Geleceğe dair büyük kaygılarımızdan hasıl olan büyük serzenişlerimiz var. Yeni dünya düzeninde medeniyete dair tasavvurlarımız dağlar kadar.
Varsıl ya da yoksul hangi kapıyı çalsak, ahvalin nedir diye sorsak, kalbimizi, zihnimizi, evimizi, şehrimizi, ülkemizi, bir nehir gibi sulayan henüz gelmemiş zamanlara ait sözler akar.
Her sabah uyandığımızda, gazete manşetleriyle başlayıp ana haber bültenine uzanan, hal hatır sormalarımızdan, market alışverişinde fiyat etiketlerine varan, yerdeki çöpten, yoldaki çalışmadan, trafikten, kazancımızdan, dert yanmalarımızla akşamı eder olduk.
Toplu taşıma araçlarında, erkeklerin omuzlarında söz yığını, kadınların gözlerinde ihmal edilmişliğin sancısı ise sessiz bir söylenme gibi geliyor bana…
Ast, üst, avam, havas fark etmiyor, kimi, görsem, kimi dinlesem, kime halin nasıldır desem bir şeylerin düzelmesi için, aksi bulduklarının doğrulması için, yoldayken, yolculuğun yoluna girmesi için söylendiğini duyuyorum.
Son zamanlarda, gözlerimin gördüğü ve okuduğunu, kulaklarımın işittiğini, kalbime ve zihnime ilettiğimde gördüklerim ve duyduklarımdan ben de yorgun düşer oldum.
Söylenecek ne çok sözümüz var.

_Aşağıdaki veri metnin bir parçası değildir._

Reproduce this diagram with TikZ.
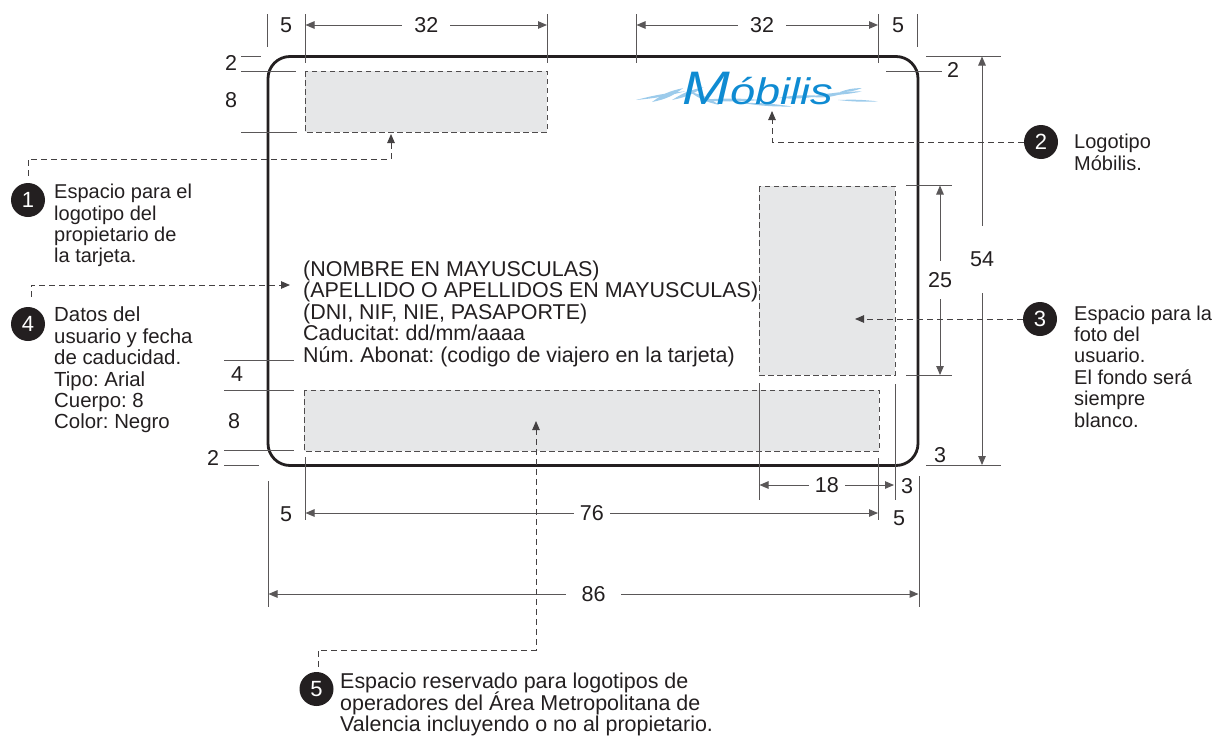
\documentclass[tikz,border=0pt]{standalone}
\usepackage{fontspec}
\setmainfont{Liberation Sans}
\usetikzlibrary{arrows.meta,calc}
\definecolor{ink}{HTML}{231F20}
\definecolor{slot}{HTML}{E6E7E8}
\definecolor{logoblue}{HTML}{0F8BD2}
\definecolor{logowave}{HTML}{9CCBEB}
\frenchspacing
\lineskiplimit=-6pt

\begin{document}
\begin{tikzpicture}[x=1pt,y=-1pt,
  ink,font=\fontsize{20}{21.4}\selectfont,
  card/.style={line width=2.8pt,rounded corners=22pt},
  slotbox/.style={draw=ink!80,fill=slot,line width=1pt,dash pattern=on 5.5pt off 3.5pt},
  tick/.style={ink!75,line width=1pt},
  dimline/.style={ink!75,line width=1pt,{Triangle[length=9pt,width=7.5pt]}-{Triangle[length=9pt,width=7.5pt]}},
  dimtext/.style={fill=white,text=ink,inner sep=0pt,font=\fontsize{21.5}{21.5}\selectfont},
  lbl/.style={inner sep=0pt,text=ink,font=\fontsize{21.5}{21.5}\selectfont},
  leader/.style={ink!85,line width=.9pt,dash pattern=on 6pt off 4pt,-{Triangle[length=9pt,width=7.5pt]}},
  bullet/.style={circle,fill=ink,text=white,minimum size=34pt,inner sep=0pt,font=\fontsize{22}{22}\selectfont},
  note/.style={anchor=north west,align=left,inner sep=0pt,text=ink},
  large note/.style={note,font=\fontsize{21.45}{21.5}\selectfont}]
\path[use as bounding box] (0,0) rectangle (1217,736);

% reserved areas
\draw[slotbox] (305,71) rectangle (547,132);
\draw[slotbox] (759,186) rectangle (895,375);
\draw[slotbox] (304,390) rectangle (879,451);

% logo
\foreach \x/\y/\l/\h/\a in {
  636/100/50/1.6/10, 652/102/34/3/24, 672/100/34/2.5/22, 690/92/32/2.5/-24,
  700/100/60/2/0, 742/103/50/1.6/-4, 778/98/42/2/3, 812/97/30/2.2/6,
  822/95/40/1.6/5, 838/100/40/1.2/-2, 840/92/22/1.6/10}
  \fill[logowave,shift={(\x,\y)},rotate=\a] (0,0) .. controls (\l*.4,-\h) and (\l*.6,-\h) .. (\l,0)
    .. controls (\l*.6,\h) and (\l*.4,\h) .. cycle;
\node[inner sep=0pt,text=logoblue,xscale=1.22] (logo) at (758,89)
  {\itshape\fontsize{47}{47}\selectfont M\fontsize{37}{37}\selectfont óbilis};

% card
\draw[card] (268,56.5) rectangle (918,465.5);

% extension lines
\foreach \xa/\ya/\xb/\yb in {
  305/14/305/63, 547/14/547/63, 267/14/267/47,
  636/14/636/63, 878/14/878/63, 917/14/917/47,
  241/56/261/56, 241/71/296/71, 241/132/297/132,
  886/71/942/71, 926/56.5/1001/56.5,
  906/185/952/185, 906/375/952/375,
  759/383/759/500, 895/384/895/500, 926/465.5/1001/465.5,
  224/360/294/360, 224/390/294/390, 224/450.5/294/450.5, 224/465.5/259/465.5,
  305/457/305/520, 878.5/458/878.5/520,
  268/481/268/607, 919/476/919/607}
  \draw[tick] (\xa,\ya) -- (\xb,\yb);

% dimensions
\draw[dimline] (305.5,25) -- node[dimtext,minimum width=48pt] {32} (547,25);
\draw[dimline] (636.5,25) -- node[dimtext,minimum width=48pt,pos=.52] {32} (878,25);
\draw[dimline] (982,56.5) -- node[dimtext,minimum height=67pt,pos=.497] {54} (982,465);
\draw[dimline] (940,185.5) -- node[dimtext,minimum height=38pt,pos=.5] {25} (940,375);
\draw[dimline] (759.5,485) -- node[dimtext,minimum width=36pt] {18} (894,485);
\draw[dimline] (305.5,513) -- node[dimtext,minimum width=36pt] {76} (878,513);
\draw[dimline] (268.5,594) -- node[dimtext,minimum width=55pt] {86} (918.5,594);

% loose figures
\foreach \x/\y/\t/\nm in {286/25/5/a, 898/25/5/b, 231/63/2/c, 231/100/8/d,
  953/70/2/e, 907/486/3/f, 899/518/5/g, 940/455/3/h,
  237/374/4/i, 234/421/8/j, 213/458/2/k, 286/514/5/l}
  \node[lbl] (fig\nm) at (\x,\y) {\t};

% the text on the card
\node[large note] (holder) at (303,260.5) {(NOMBRE EN MAYUSCULAS)\\(APELLIDO O APELLIDOS EN MAYUSCULAS)\\(DNI, NIF, NIE, PASAPORTE)\\Caducitat: dd/mm/aaaa\\Núm. Abonat: (codigo de viajero en la tarjeta)};

% numbered notes
\node[bullet] (numA) at (28,200) {1};
\node[bullet] (numB) at (1041,142) {2};
\node[bullet] (numC) at (1040,319) {3};
\node[bullet] (numD) at (28,324) {4};
\node[bullet] (numE) at (316.5,689) {5};

\node[note] (noteA) at (54,184) {Espacio para el\\logotipo del\\propietario de\\la tarjeta.};
\node[note] (noteB) at (1074,134) {Logotipo\\Móbilis.};
\node[note] (noteC) at (1074,305.5) {Espacio para la\\foto del\\usuario.\\El fondo será\\siempre\\blanco.};
\node[note,font=\fontsize{20.4}{21.4}\selectfont] (noteD) at (54,307) {Datos del\\usuario y fecha\\de caducidad.\\Tipo: Arial\\Cuerpo: 8\\Color: Negro};
\node[large note] (noteE) at (340,673) {Espacio reservado para logotipos de\\operadores del Área Metropolitana de\\Valencia incluyendo o no al propietario.};

% leaders
\coordinate (tipA) at (391,134);
\coordinate (tipB) at (772,111);
\coordinate (tipC) at (855,319);
\coordinate (tipD) at (290,285);
\coordinate (tipE) at (536,421);
\draw[leader] ($(numA.north)+(0,-7)$) -- (28,159) -| (tipA);
\draw[leader] (numB.west) -| (tipB);
\draw[leader] (numC.west) -- (tipC);
\draw[leader] ($(numD.north)+(3,-10)$) |- (tipD);
\draw[leader] ($(numE.north)+(1.5,-5)$) -- (318,650) -| (tipE);
\end{tikzpicture}
\end{document}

Ne vakitten beridir unuttuk, söz gümüş sukutu altın bulan atalarımızın nasihatlerini. Şükür yerine nasıl oldu da şekvayı ikame ettik hayatlarımızda?
Bu sorunun cevabı öyle sanıyorum ki, saklı bir itiraz ile geliştirdiğimiz olağan üstü gayretimizde saklı.
Nedir o saklı itiraz derseniz, bilelim ki, Rabbin bizlere bahşettiğinden daha iyisine talip olma hevesinin gizli halidir derim.
Razı olmayı, ram olmayı, var olan ile iktifa etmeyi erteleyişimizdir derim.
Üstelik bu saklı itirazımızın sari bir hastalık gibi yanı başımızdakilere de sirayet ettirmenin külfetini taşır olduk omuzlarımızda.
Söylenen yorgun dinleyen yorgun…
Son yüzyıldır söylenmekten söylemeye, söylemekten eylemeye terfi etmek gerek artık.
Yorgunluklarımızı sükûnetin derin kucağında dinlendirmek gerek.
Dilimizdeki tevekkülü, kalbimize indirmek gerek.
Bir de, söylendiklerimizi yetkili kişi, makam her ne ile ilgili ise usulüne uygun girişimlerle söylemek gerek. Zira söylenmek, söylemenin üvey halidir!
Daha çok dinlemek gerek. Konuşmayan olmazsa neyi dinleyeceğiz? Tabii ki, ahvali ile konuşan herkesi ve her şeyi… Kâinatı ve insanı…
Konuşmaktan, eleştiri yazıları okumaktan yorgun düşen, ne gözlerimiz ne de kulaklarımız. Onlar sadece talibi olacağımız hakikat ve hikmet yolculuğunun birer vasıtası. Yorulansa kalbimiz ve aklımız!
İtminan olmamış her kalp ve akıl, çevresinde kim varsa onlar için potansiyel bir yorucudur! Öyleyse önce kendimizde kalbi ve akli yorgunluklarımızı gidermekle başlamalıyız.
Bizi, yolunda giden pek çok şeye körleştiren tüm aksiliklerimizi söylenerek değil eyleyerek çözüp etrafımıza ışık saçmalıyız.
Bir şaman öğretisiymiş şu ifadeler:
“Doğada hiçbir şey kendisi için yaşamaz…
Nehirler kendi suyunu içemez…
Ağaçlar kendi meyvelerini yiyemez…
Güneş kendisi için ısıtmaz…
Ay kendisi için parlamaz…
Çiçekler kendileri için kokmaz.
Toprak kendisi için doğurmaz…
Rüzgar kendisi için esmez…
Bulutlar kendi yağmurlarından ıslanmaz…”
Bir nehir gibi, bir güneş gibi, bir ay, bir toprak, bir rüzgar, bir bulut gibi yaşamaya talip olmalıyız!
Kendimiz için değil, sevdiklerimiz ve sevdiğimiz her şey için yaşamalıyız!